Provide cochlear implants for children and young person’s suffering from partial hearing loss.
From our partner club:
Imagine a child born without a basic faculty of hearing...something that we take for granted. Imagine a world where the dance party, loud music, sounds of traffic or chirping of the birds do not evince any interest. Imagine a world where the shouts, cries and laughters are mere visual gesticulations with no emotional chord for someone without the ability to hear them.
Imagine a school for deaf and mute in our city, and it was the recess time. There were hundreds of children who were quietly running around, some just sitting on a bench and staring at the moving figures, others quietly standing along a pole, while a few sat under a tree... trying to talk to each other in sign language.

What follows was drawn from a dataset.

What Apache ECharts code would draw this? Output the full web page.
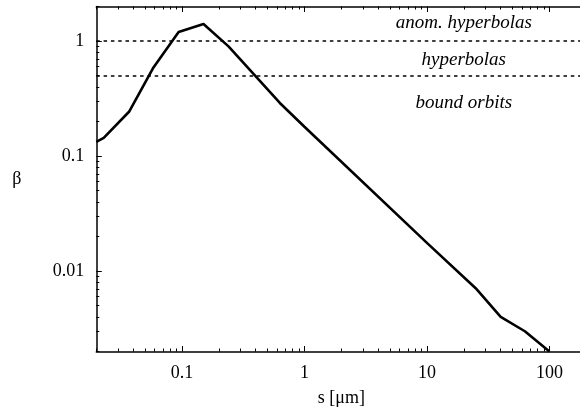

Their condition moved the Rotarians of Rotary Club of Chandigarh to start a project last year with the support of The Rotary Foundation under its matching grant with Rotary Club of Charlotte, USA, as partner, to not only provide cochlear implant where possible but also extensively examine the children in schools to detect hearing loss and provide hearing aids to them.
President Hassan Singh Mejie and Secretary Desh Deepak Khanna along with another member of the club who is a trained audiologist and speech therapist, Rtn. Ritu Chaudhary, came across Patiala School for Deaf, and found that many of the children with hearing impairment had been abandoned by their parents.
Most heart rending part is that during vacations there are many children who have nowhere to go and they stay put in the school's hostel, informed Col. Karminder Singh, Director of Patiala School for the Deaf, and if some of these children can be treated to overcome this physical disability, they would be able to enter the society's mainstream, he added.
The team of Rotarians visited earlier to the school and Rtn. Ritu Chaudhary identified 24 such children who had moderate to severe hearing loss and could possibly hear the sound with the help of hearing aids.
On Tuesday, 17th December, the team drove 80kms through the early morning fog to the school, re-examined them and fitted them appropriate hearing aids.
Though the children would start hearing the sound but would require the support and coaching by a trained audiologist to help them understand various sounds and learn to decipher them and use their vocal chords too, because the deaf students are also mute and can learn to speak only after they hear various sounds, informed Rtn Ritu Chaudhary.
The children after receiving their hearing aids were ecastic and jumped with excitement on hearing the world around them, and once they get to develop their speaking abilities and understand language, they would be able to enjoy their life more fully, Rtn Desh Deepak Khanna said.
According to an estimate, over 24 million children suffer from this debilitating disability and nearly one hundred thousand babies are born every year with profound hearing loss. This project would change lives of many such children who have partial hearing loss, he added.
We spent 90-minutes of our drive back home almost silently; perhaps each one of us was quietly expressing our gratitude to the Almighty for giving us the opportunity to change these little lives, Pres. Hassan S. Mejie said.